## Given task
Begin at the top of the entries below and write out every line through the one containing "from bokeh.core.properties import value", excluding pictures.

## Data provided
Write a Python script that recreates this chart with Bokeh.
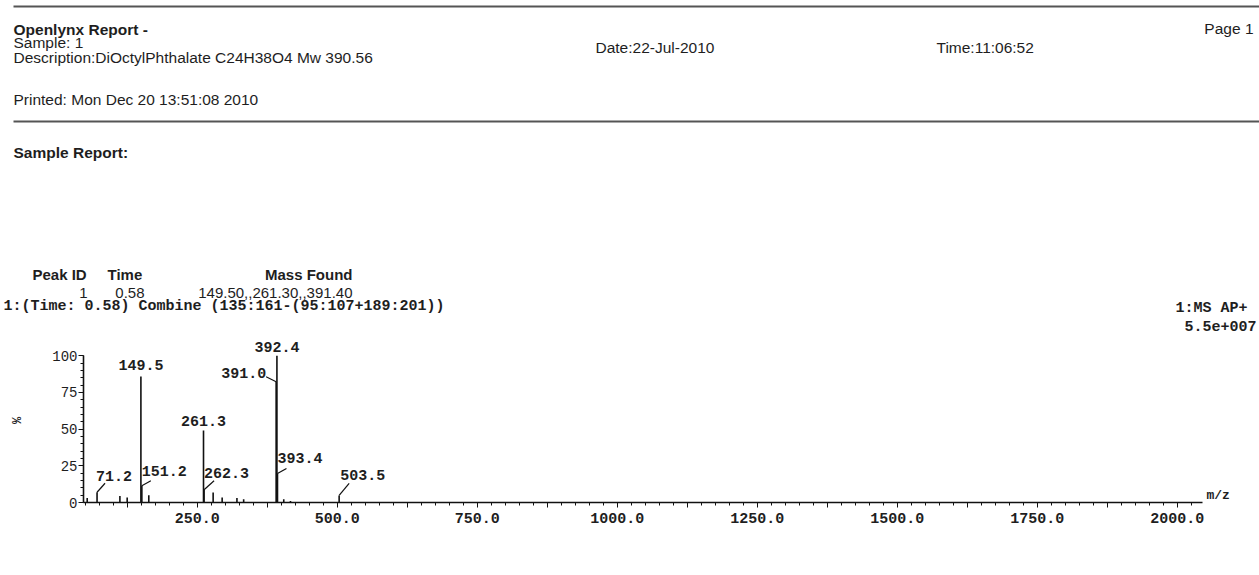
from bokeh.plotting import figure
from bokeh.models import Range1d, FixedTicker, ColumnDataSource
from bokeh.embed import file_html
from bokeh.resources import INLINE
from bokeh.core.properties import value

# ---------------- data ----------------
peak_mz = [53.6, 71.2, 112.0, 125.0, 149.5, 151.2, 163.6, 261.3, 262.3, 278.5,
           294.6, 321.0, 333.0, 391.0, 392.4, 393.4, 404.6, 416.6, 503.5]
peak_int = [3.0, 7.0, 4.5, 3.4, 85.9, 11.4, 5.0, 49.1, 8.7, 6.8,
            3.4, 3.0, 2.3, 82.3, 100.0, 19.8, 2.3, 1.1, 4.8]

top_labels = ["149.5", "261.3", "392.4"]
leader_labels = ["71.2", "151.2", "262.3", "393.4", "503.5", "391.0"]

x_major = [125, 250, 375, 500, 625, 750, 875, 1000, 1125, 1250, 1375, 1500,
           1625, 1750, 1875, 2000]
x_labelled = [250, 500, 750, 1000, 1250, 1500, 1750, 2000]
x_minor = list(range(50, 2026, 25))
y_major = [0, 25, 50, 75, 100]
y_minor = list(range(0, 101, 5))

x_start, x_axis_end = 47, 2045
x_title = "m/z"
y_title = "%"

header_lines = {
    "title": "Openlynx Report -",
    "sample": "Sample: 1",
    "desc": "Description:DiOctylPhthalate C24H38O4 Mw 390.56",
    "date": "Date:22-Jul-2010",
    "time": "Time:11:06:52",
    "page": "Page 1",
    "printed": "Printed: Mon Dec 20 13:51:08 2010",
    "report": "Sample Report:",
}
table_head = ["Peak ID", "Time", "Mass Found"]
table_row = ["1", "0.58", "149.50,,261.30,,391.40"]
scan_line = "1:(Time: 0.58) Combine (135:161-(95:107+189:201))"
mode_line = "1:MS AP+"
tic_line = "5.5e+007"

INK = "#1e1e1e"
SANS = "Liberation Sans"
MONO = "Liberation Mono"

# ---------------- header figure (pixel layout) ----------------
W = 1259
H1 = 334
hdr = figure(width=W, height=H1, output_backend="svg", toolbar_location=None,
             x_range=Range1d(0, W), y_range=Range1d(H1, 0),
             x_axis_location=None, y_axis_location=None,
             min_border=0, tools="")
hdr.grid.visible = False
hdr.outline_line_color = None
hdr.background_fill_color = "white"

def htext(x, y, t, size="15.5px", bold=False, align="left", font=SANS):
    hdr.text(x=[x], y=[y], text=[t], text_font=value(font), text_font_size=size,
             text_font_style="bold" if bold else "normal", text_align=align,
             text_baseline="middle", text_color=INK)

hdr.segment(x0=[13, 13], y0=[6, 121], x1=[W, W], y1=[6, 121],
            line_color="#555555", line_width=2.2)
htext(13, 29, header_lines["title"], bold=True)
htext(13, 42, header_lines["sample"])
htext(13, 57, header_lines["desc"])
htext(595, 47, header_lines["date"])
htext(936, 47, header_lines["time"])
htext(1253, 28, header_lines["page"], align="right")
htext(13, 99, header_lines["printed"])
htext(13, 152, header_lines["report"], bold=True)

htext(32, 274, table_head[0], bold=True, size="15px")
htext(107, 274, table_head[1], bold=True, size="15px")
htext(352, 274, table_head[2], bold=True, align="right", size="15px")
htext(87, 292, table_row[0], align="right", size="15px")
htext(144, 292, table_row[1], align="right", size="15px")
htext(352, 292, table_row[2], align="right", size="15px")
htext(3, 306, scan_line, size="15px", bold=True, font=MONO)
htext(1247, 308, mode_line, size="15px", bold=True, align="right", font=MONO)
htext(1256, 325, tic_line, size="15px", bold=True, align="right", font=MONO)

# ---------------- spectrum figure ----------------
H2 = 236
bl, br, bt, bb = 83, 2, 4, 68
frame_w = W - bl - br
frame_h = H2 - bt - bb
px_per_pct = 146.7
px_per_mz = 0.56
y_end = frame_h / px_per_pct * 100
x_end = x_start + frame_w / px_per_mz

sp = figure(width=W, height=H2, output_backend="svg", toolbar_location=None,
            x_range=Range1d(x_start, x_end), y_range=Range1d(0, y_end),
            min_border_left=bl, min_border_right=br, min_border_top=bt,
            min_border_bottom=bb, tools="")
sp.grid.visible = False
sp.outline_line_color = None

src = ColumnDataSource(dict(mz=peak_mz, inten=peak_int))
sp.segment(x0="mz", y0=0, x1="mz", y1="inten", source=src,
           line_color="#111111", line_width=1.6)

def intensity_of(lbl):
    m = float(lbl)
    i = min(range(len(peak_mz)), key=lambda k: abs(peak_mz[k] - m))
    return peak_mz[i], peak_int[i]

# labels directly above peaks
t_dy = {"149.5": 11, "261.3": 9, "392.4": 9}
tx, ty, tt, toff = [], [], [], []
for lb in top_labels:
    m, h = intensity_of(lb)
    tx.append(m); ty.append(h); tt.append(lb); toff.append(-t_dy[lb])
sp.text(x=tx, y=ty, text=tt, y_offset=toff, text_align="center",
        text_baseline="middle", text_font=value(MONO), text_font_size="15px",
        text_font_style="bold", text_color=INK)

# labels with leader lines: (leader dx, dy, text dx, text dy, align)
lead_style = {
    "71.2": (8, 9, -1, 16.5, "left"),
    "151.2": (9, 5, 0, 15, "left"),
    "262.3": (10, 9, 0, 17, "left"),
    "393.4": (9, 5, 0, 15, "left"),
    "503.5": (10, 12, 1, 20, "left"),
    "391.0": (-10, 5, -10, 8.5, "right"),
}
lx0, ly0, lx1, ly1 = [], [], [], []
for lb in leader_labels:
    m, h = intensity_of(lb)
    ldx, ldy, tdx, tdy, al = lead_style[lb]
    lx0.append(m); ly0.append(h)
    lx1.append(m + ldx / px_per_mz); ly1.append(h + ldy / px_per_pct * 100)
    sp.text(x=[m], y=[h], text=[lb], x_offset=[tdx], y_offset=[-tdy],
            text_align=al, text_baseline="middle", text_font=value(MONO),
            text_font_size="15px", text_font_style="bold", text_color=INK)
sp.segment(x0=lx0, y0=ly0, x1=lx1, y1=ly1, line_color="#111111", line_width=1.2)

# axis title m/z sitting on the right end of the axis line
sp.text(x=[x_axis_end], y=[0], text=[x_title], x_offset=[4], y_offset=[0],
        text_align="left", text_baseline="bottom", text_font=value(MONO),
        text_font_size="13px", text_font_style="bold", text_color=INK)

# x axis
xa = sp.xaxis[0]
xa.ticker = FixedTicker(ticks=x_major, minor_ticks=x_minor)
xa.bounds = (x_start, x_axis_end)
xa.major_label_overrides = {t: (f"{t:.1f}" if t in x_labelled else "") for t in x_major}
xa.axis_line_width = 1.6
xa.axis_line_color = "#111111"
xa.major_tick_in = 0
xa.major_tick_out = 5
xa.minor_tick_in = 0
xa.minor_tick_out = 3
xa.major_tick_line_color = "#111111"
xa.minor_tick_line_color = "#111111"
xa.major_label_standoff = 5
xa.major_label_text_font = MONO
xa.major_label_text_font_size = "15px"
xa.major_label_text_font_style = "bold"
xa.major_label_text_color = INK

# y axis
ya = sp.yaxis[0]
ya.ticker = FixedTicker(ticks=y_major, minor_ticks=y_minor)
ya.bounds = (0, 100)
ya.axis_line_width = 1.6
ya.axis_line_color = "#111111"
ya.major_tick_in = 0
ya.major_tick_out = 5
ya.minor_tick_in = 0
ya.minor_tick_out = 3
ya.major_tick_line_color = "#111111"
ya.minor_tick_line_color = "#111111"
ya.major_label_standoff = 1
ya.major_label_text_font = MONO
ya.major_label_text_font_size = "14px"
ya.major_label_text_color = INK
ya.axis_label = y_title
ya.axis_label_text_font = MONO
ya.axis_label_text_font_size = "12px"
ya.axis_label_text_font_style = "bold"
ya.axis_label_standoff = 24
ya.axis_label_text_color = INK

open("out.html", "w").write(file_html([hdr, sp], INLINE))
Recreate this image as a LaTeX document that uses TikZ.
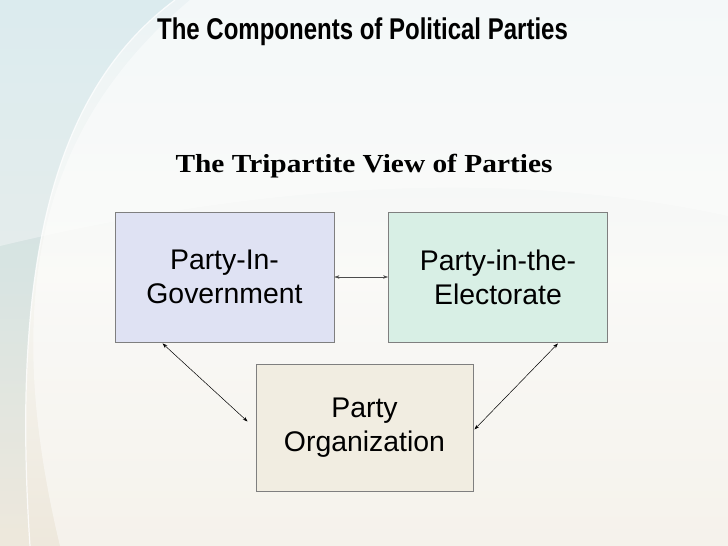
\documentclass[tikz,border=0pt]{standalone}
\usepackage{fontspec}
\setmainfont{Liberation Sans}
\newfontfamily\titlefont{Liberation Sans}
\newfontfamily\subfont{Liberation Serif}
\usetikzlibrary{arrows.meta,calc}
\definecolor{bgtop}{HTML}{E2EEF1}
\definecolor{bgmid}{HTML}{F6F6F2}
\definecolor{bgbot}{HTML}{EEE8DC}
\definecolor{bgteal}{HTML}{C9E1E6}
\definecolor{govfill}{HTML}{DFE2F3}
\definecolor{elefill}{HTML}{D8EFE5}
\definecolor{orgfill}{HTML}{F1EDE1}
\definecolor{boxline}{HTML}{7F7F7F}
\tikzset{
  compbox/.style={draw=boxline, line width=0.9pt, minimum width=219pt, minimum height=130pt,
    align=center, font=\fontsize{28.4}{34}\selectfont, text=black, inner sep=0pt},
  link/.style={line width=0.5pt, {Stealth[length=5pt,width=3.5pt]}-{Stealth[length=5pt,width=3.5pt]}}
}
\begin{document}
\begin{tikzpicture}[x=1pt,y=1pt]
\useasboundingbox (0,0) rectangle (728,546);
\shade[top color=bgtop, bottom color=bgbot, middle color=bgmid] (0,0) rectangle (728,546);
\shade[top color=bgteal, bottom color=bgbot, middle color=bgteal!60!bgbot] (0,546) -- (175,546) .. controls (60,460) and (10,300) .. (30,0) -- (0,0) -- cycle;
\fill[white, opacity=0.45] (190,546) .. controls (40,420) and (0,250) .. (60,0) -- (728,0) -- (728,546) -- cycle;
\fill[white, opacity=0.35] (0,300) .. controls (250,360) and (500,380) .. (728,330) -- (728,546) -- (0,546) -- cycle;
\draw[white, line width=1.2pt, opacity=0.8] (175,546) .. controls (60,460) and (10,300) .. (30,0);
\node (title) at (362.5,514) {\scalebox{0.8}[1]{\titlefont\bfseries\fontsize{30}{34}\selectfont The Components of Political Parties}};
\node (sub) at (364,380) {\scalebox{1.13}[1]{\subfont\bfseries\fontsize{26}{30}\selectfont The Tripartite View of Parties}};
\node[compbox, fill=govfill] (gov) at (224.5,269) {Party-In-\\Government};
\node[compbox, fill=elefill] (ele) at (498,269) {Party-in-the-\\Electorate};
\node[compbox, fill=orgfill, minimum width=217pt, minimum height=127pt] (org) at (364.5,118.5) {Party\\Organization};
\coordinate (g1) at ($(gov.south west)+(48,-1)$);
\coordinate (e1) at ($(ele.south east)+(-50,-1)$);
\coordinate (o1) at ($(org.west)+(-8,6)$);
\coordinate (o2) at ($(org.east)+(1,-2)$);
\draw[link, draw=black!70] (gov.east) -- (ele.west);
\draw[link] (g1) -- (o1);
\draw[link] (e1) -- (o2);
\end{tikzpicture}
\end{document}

## Result for this exercise
Write a Python script that recreates this chart with Bokeh.
from bokeh.plotting import figure
from bokeh.models import Range1d, FixedTicker, ColumnDataSource
from bokeh.embed import file_html
from bokeh.resources import INLINE
from bokeh.core.properties import value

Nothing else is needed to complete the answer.